Sednaoui lives in Paris and New York. His Egyptian-born grandfather came from a Melkite Greek Catholic family of Syrian descent. The family traces its roots to the city of Sednaya in Syria, which is where the surname originates. The Sednaoui family migrated to Egypt at the end of the 19th century and developed successful department stores in Cairo.
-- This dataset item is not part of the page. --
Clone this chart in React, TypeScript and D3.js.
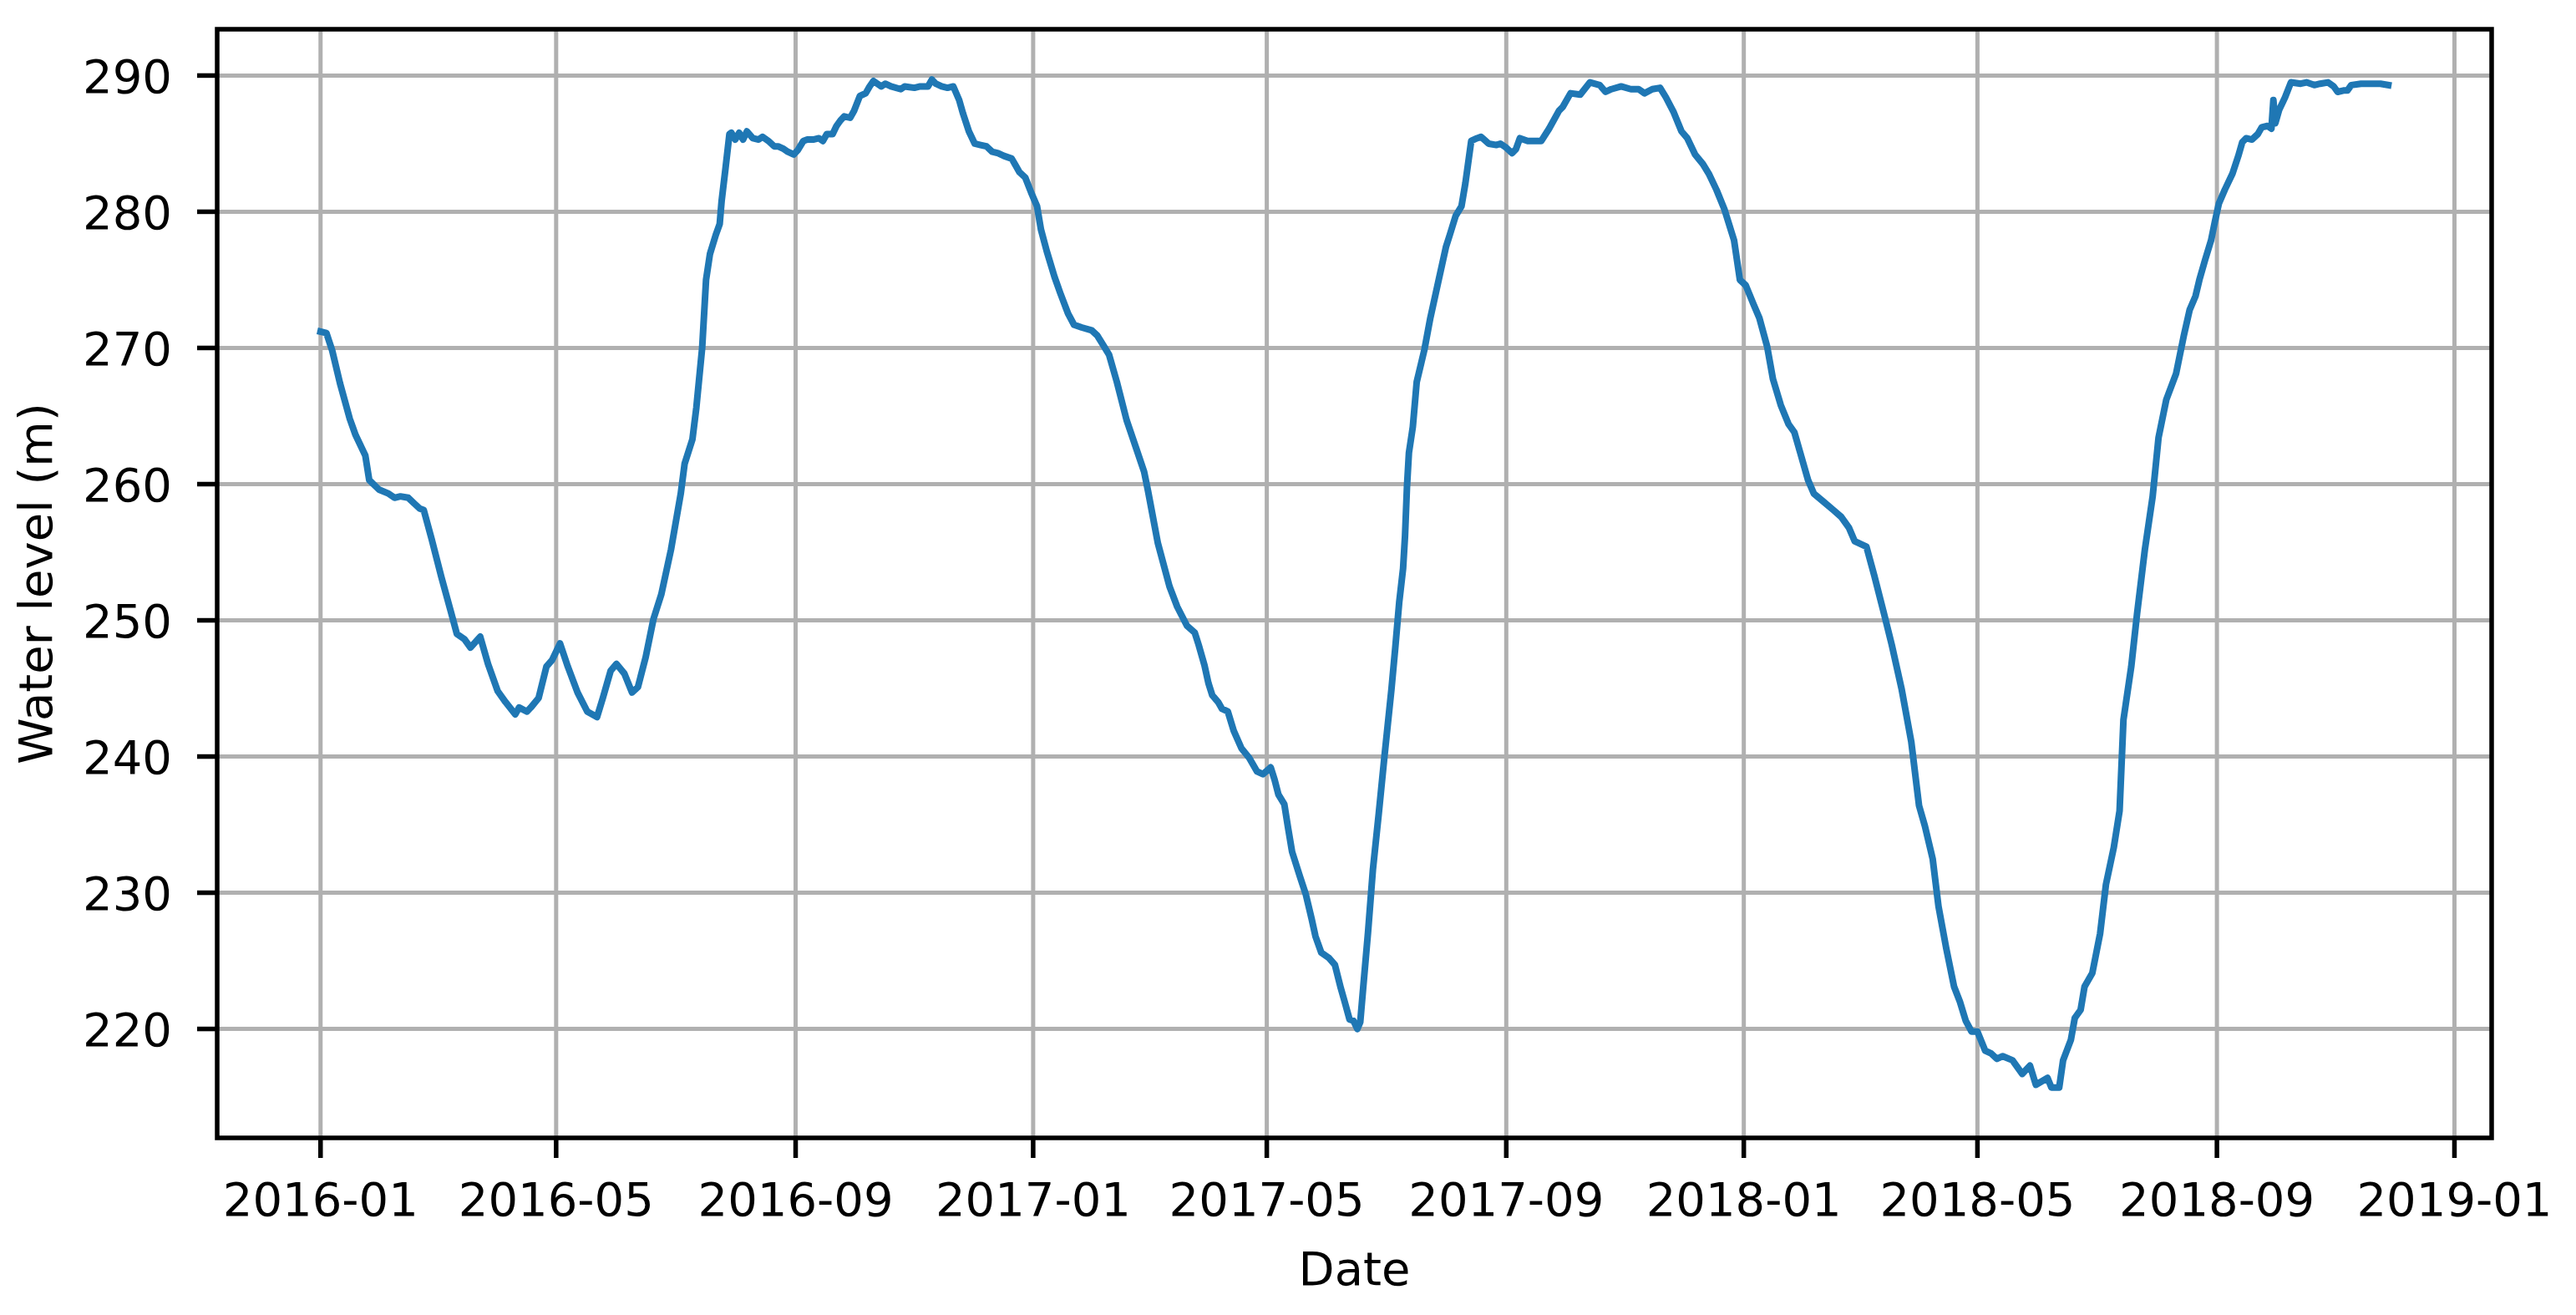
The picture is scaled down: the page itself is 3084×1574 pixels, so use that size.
import React, { useEffect, useRef } from "react";
import * as d3 from "d3";

// series start, then days since start and measured water level (m)
const startDate = "2016-01-01";
const daysSinceStart = [
  0, 3, 6, 10, 15, 18, 23, 25, 30, 35, 38, 41, 45, 48, 51, 53, 57, 62, 67, 70,
  74, 77, 82, 86, 91, 95, 100, 102, 106, 108, 112, 116, 119, 123, 127, 132, 137, 142, 145, 149,
  152, 156, 160, 163, 167, 171, 175, 180, 185, 187, 191, 193, 196, 198, 200, 203, 205, 206, 208, 210,
  211, 213, 215, 217, 219, 222, 225, 227, 230, 233, 235, 238, 240, 243, 245, 248, 250, 253, 256, 258,
  260, 263, 265, 267, 269, 272, 274, 277, 280, 282, 284, 288, 290, 293, 298, 300, 305, 308, 312, 314,
  316, 319, 322, 325, 328, 330, 333, 336, 339, 342, 345, 348, 351, 355, 357, 359, 362, 365, 368, 370,
  373, 377, 380, 384, 387, 391, 396, 399, 402, 405, 409, 414, 419, 423, 425, 430, 436, 440, 445, 449,
  451, 454, 456, 458, 461, 463, 466, 469, 473, 477, 481, 484, 488, 490, 492, 495, 497, 499, 503, 506,
  509, 511, 514, 518, 521, 524, 526, 528.5, 530.5, 532.5, 534, 535.5, 538, 540.5, 543.5, 546.5, 550, 552, 554, 556,
  557, 558, 559, 561, 563, 567, 570, 574, 578, 580, 583, 586, 588, 591, 594, 596, 600, 604, 606, 609,
  612, 614, 616, 620, 627, 631, 636, 638, 642, 647, 652, 657, 660, 663, 668, 673, 677, 680, 684, 688,
  691, 695, 699, 702, 706, 710, 713, 717, 721, 726, 729, 732, 736, 739, 743, 746, 750, 754, 757, 760,
  764, 767, 772, 777, 781, 785, 788, 794, 798, 803, 807, 812, 817, 821, 824, 828, 831, 835, 839, 842,
  845, 848, 851, 855, 858, 861, 864, 869, 871, 874, 878, 881, 887, 889, 893, 895, 899, 901, 904, 906,
  910, 914, 917, 921, 924, 926, 930, 933, 937, 941, 944, 948, 953, 957, 960, 963, 965, 968, 971, 973,
  975, 978, 982, 985, 987, 989, 992, 995, 997, 1000, 1002, 1003, 1004, 1006, 1009, 1012, 1017, 1020, 1024, 1027,
  1031, 1034, 1036, 1039, 1041, 1043, 1048, 1052, 1058, 1062,
];
const waterLevel = [
  271.2, 271.1, 269.8, 267.4, 264.8, 263.6, 262.1, 260.3, 259.6, 259.3, 259.0, 259.1, 259.0, 258.6, 258.2, 258.1, 256.0, 253.2, 250.6, 249.0,
  248.6, 248.0, 248.8, 246.8, 244.8, 244.0, 243.1, 243.6, 243.3, 243.6, 244.3, 246.6, 247.1, 248.3, 246.6, 244.7, 243.3, 242.9, 244.3, 246.3,
  246.8, 246.1, 244.7, 245.1, 247.3, 250.1, 251.9, 255.2, 259.3, 261.5, 263.3, 265.6, 270.0, 275.0, 276.9, 278.3, 279.1, 280.8, 283.2, 285.7,
  285.8, 285.3, 285.8, 285.3, 285.9, 285.4, 285.3, 285.5, 285.2, 284.8, 284.8, 284.6, 284.4, 284.2, 284.5, 285.2, 285.3, 285.3, 285.4, 285.2,
  285.7, 285.7, 286.3, 286.7, 287.0, 286.9, 287.4, 288.5, 288.7, 289.2, 289.6, 289.2, 289.4, 289.2, 289.0, 289.2, 289.1, 289.2, 289.2, 289.7,
  289.4, 289.2, 289.1, 289.2, 288.2, 287.2, 285.9, 285.0, 284.9, 284.8, 284.4, 284.3, 284.1, 283.9, 283.4, 282.9, 282.5, 281.4, 280.4, 278.7,
  277.1, 275.2, 274.0, 272.5, 271.7, 271.5, 271.3, 270.9, 270.2, 269.5, 267.5, 264.7, 262.6, 260.9, 259.5, 255.7, 252.5, 251.0, 249.6, 249.1,
  248.2, 246.7, 245.4, 244.5, 244.0, 243.5, 243.3, 241.9, 240.6, 239.9, 238.9, 238.7, 239.2, 238.3, 237.2, 236.5, 234.7, 233.0, 231.2, 229.9,
  228.1, 226.8, 225.6, 225.2, 224.7, 223.0, 222.0, 220.7, 220.6, 220.0, 220.5, 223.0, 227.1, 231.7, 235.8, 240.1, 244.9, 248.0, 251.3, 253.8,
  256.2, 259.8, 262.3, 264.2, 267.5, 269.9, 272.2, 274.8, 277.4, 278.3, 279.7, 280.4, 282.1, 285.2, 285.4, 285.5, 285.0, 284.9, 285.0, 284.7,
  284.3, 284.6, 285.4, 285.2, 285.2, 286.1, 287.4, 287.7, 288.7, 288.6, 289.5, 289.3, 288.8, 289.0, 289.2, 289.0, 289.0, 288.7, 289.0, 289.1,
  288.4, 287.3, 285.9, 285.4, 284.2, 283.5, 282.8, 281.6, 280.2, 277.9, 275.0, 274.6, 273.2, 272.2, 270.1, 267.7, 265.8, 264.4, 263.8, 262.3,
  260.3, 259.3, 258.7, 258.1, 257.6, 256.8, 255.8, 255.4, 253.3, 250.5, 248.2, 245.0, 241.1, 236.4, 234.9, 232.5, 229.0, 225.9, 223.1, 222.0,
  220.6, 219.8, 219.8, 218.4, 218.2, 217.8, 218.0, 217.7, 217.3, 216.7, 217.3, 215.9, 216.4, 215.7, 215.7, 217.7, 219.2, 220.8, 221.4, 223.1,
  224.1, 227.0, 230.6, 233.3, 236.0, 242.7, 246.6, 250.5, 255.2, 259.1, 263.4, 266.2, 268.1, 270.9, 272.8, 273.8, 275.0, 276.5, 277.9, 279.3,
  280.6, 281.6, 282.8, 284.1, 285.1, 285.4, 285.3, 285.7, 286.2, 286.3, 286.1, 288.2, 286.5, 287.5, 288.4, 289.5, 289.4, 289.5, 289.3, 289.4,
  289.5, 289.2, 288.8, 288.9, 288.9, 289.3, 289.4, 289.4, 289.4, 289.3,
];
const yTicks = [220, 230, 240, 250, 260, 270, 280, 290];
const xTickDates = [
  "2016-01-01", "2016-05-01", "2016-09-01", "2017-01-01", "2017-05-01",
  "2017-09-01", "2018-01-01", "2018-05-01", "2018-09-01", "2019-01-01",
];

const DAY = 24 * 60 * 60 * 1000;

const App = () => {
  const ref = useRef<SVGSVGElement>(null);

  useEffect(() => {
    const W = 3084,
      H = 1574;
    const plot = { left: 260, right: 2983, top: 35, bottom: 1362 };
    const font = "'DejaVu Sans', sans-serif";
    const fs = 56;

    const t0 = new Date(startDate + "T00:00:00Z").getTime();
    const data = daysSinceStart.map((d, i) => ({
      date: new Date(t0 + d * DAY),
      value: waterLevel[i],
    }));

    const svg = d3.select(ref.current);
    svg.selectAll("*").remove();
    svg.attr("width", W).attr("height", H);

    svg.append("rect").attr("width", W).attr("height", H).attr("fill", "#fff");

    // matplotlib-like 5% margins around the data
    const [xMin, xMax] = d3.extent(data, (d) => d.date.getTime()) as [number, number];
    const xPad = (xMax - xMin) * 0.05;
    const xScale = d3
      .scaleUtc()
      .domain([new Date(xMin - xPad), new Date(xMax + xPad)])
      .range([plot.left, plot.right]);

    const [yMin, yMax] = d3.extent(waterLevel) as [number, number];
    const yPad = (yMax - yMin) * 0.05;
    const yScale = d3
      .scaleLinear()
      .domain([yMin - yPad, yMax + yPad])
      .range([plot.bottom, plot.top]);

    const xTicks = xTickDates.map((s) => new Date(s + "T00:00:00Z"));
    const fmt = d3.utcFormat("%Y-%m");

    // grid
    const grid = svg.append("g").attr("stroke", "#b0b0b0").attr("stroke-width", 5);
    grid
      .selectAll(".vgrid")
      .data(xTicks)
      .enter()
      .append("line")
      .attr("x1", (d) => xScale(d))
      .attr("x2", (d) => xScale(d))
      .attr("y1", plot.top)
      .attr("y2", plot.bottom);
    grid
      .selectAll(".hgrid")
      .data(yTicks)
      .enter()
      .append("line")
      .attr("x1", plot.left)
      .attr("x2", plot.right)
      .attr("y1", (d) => yScale(d))
      .attr("y2", (d) => yScale(d));

    // the series
    const line = d3
      .line<{ date: Date; value: number }>()
      .x((d) => xScale(d.date))
      .y((d) => yScale(d.value));

    svg
      .append("path")
      .datum(data)
      .attr("d", line)
      .attr("fill", "none")
      .attr("stroke", "#1f77b4")
      .attr("stroke-width", 8)
      .attr("stroke-linejoin", "round")
      .attr("stroke-linecap", "square");

    // frame
    svg
      .append("rect")
      .attr("x", plot.left)
      .attr("y", plot.top)
      .attr("width", plot.right - plot.left)
      .attr("height", plot.bottom - plot.top)
      .attr("fill", "none")
      .attr("stroke", "#000")
      .attr("stroke-width", 5.5);

    // x ticks + labels
    const xt = svg
      .append("g")
      .selectAll("g")
      .data(xTicks)
      .enter()
      .append("g")
      .attr("transform", (d) => `translate(${xScale(d)},0)`);
    xt.append("line")
      .attr("y1", plot.bottom)
      .attr("y2", plot.bottom + 24)
      .attr("stroke", "#000")
      .attr("stroke-width", 5.5);
    xt.append("text")
      .attr("y", 1455)
      .attr("text-anchor", "middle")
      .style("font-family", font)
      .style("font-size", `${fs}px`)
      .attr("fill", "#000")
      .text((d) => fmt(d));

    // y ticks + labels
    const yt = svg
      .append("g")
      .selectAll("g")
      .data(yTicks)
      .enter()
      .append("g")
      .attr("transform", (d) => `translate(0,${yScale(d)})`);
    yt.append("line")
      .attr("x1", plot.left - 24)
      .attr("x2", plot.left)
      .attr("stroke", "#000")
      .attr("stroke-width", 5.5);
    yt.append("text")
      .attr("x", plot.left - 54)
      .attr("y", fs * 0.364)
      .attr("text-anchor", "end")
      .style("font-family", font)
      .style("font-size", `${fs}px`)
      .attr("fill", "#000")
      .text((d) => String(d));

    // axis labels
    svg
      .append("text")
      .attr("x", (plot.left + plot.right) / 2)
      .attr("y", 1538)
      .attr("text-anchor", "middle")
      .style("font-family", font)
      .style("font-size", `${fs}px`)
      .text("Date");

    svg
      .append("text")
      .attr("transform", `translate(62,${(plot.top + plot.bottom) / 2}) rotate(-90)`)
      .attr("text-anchor", "middle")
      .style("font-family", font)
      .style("font-size", `${fs}px`)
      .text("Water level (m)");
  }, []);

  return (
    <div style={{ position: "absolute", left: 0, top: 0 }}>
      <svg ref={ref} style={{ display: "block" }}></svg>
    </div>
  );
};

export default App;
These were once considered the Middle Eastern counterpart of the famous department stores known in London, Paris and New York.

Elisa Sednaoui is his niece.

==Filmography==

===Short films===
- "Acqua Natasa" (2002)
- "Walk on the Wild Side" (2005) A 10-minute film based on Lou Reed's song "Walk on the Wild Side".
- "Army of Me" (2005) An animation based on Björk's song "Army of Me".
- "Clues: The Mother of My Death" (2014)

===Music videos===
- 1990
- "Le monde de demain" by Suprême NTM

- 1991
- "Kozmik" by Ziggy Marley
- "Give It Away" by Red Hot Chili Peppers
- "Mysterious Ways" by U2

- 1992
- "Breaking the Girl" by Red Hot Chili Peppers
- "Sometimes Salvation" by The Black Crowes, featuring Sofia Coppola

- 1993
- "Way of the Wind" (version 1) by P.M. Dawn
- "Fever" by Madonna
- "Today" by The Smashing Pumpkins
- "Big Time Sensuality" by Björk

- 1994
- "Nouveau Western" by MC Solaar
- "7 Seconds" (version 1) by Youssou N'Dour & Neneh Cherry
- "Sly" by Massive Attack

- 1995
- "Fragile" by Isaac Hayes
- "Queer" by Garbage
- "Fallen Angel" by Traci Lords
- "Hell Is Round the Corner" by Tricky
- "Pumpkin" by Tricky
- "Ironic" by Alanis Morissette

- 1996
- "Whatever You Want" by Tina Turner
- "Here Come the Aliens" by Tricky
- "Milk" by Garbage
- "Discothèque" (version 1) by U2
- "Possibly Maybe" by Björk

- 1997
- "Sleep to Dream" by Fiona Apple
- "Gangster Moderne" by MC Solaar
- "Never Is a Promise" by Fiona Apple
- "GBI: German Bold Italic" by Towa Tei & Kylie Minogue

- 1998
- "Thank U" by Alanis Morissette
- "Lotus" by R.E.M.
- "I'm Known" by Keziah Jones
- "Falling in Love Again" by Eagle-Eye Cherry

- 1999
- "You Look So Fine" by Garbage
- "Sweet Child o' Mine" by Sheryl Crow
- "Scar Tissue" by Red Hot Chili Peppers
- "For Real" by Tricky featuring DJ Muggs
- "Nothing Much Happens" by Ben Lee
- "Summer Son" by Texas
- "Around the World" by Red Hot Chili Peppers
- "The Chemicals Between Us" by Bush

- 2000
- "Mixed Bizness" by Beck
- "Tailler la zone" by Alain Souchon
- "Let's Ride" by Q-Tip
- "Disco Science" by Mirwais
- "I Can't Wait" by Mirwais

- 2001
- "Dream On" by Depeche Mode
- "Little L" by Jamiroquai

- 2003
- "Anti-matter" by Tricky

- 2009
- "Get It Right" by Y.A.S.

- 2014
- "Distant Lover" by Emmanuelle Seigner

==Books==
- Sednaoui, Stéphane (2014). "Search and Rescue at Ground Zero"

==Compilations==
- The Work of Director Stephane Sednaoui (2005) from the Directors Label series released by Palm Pictures.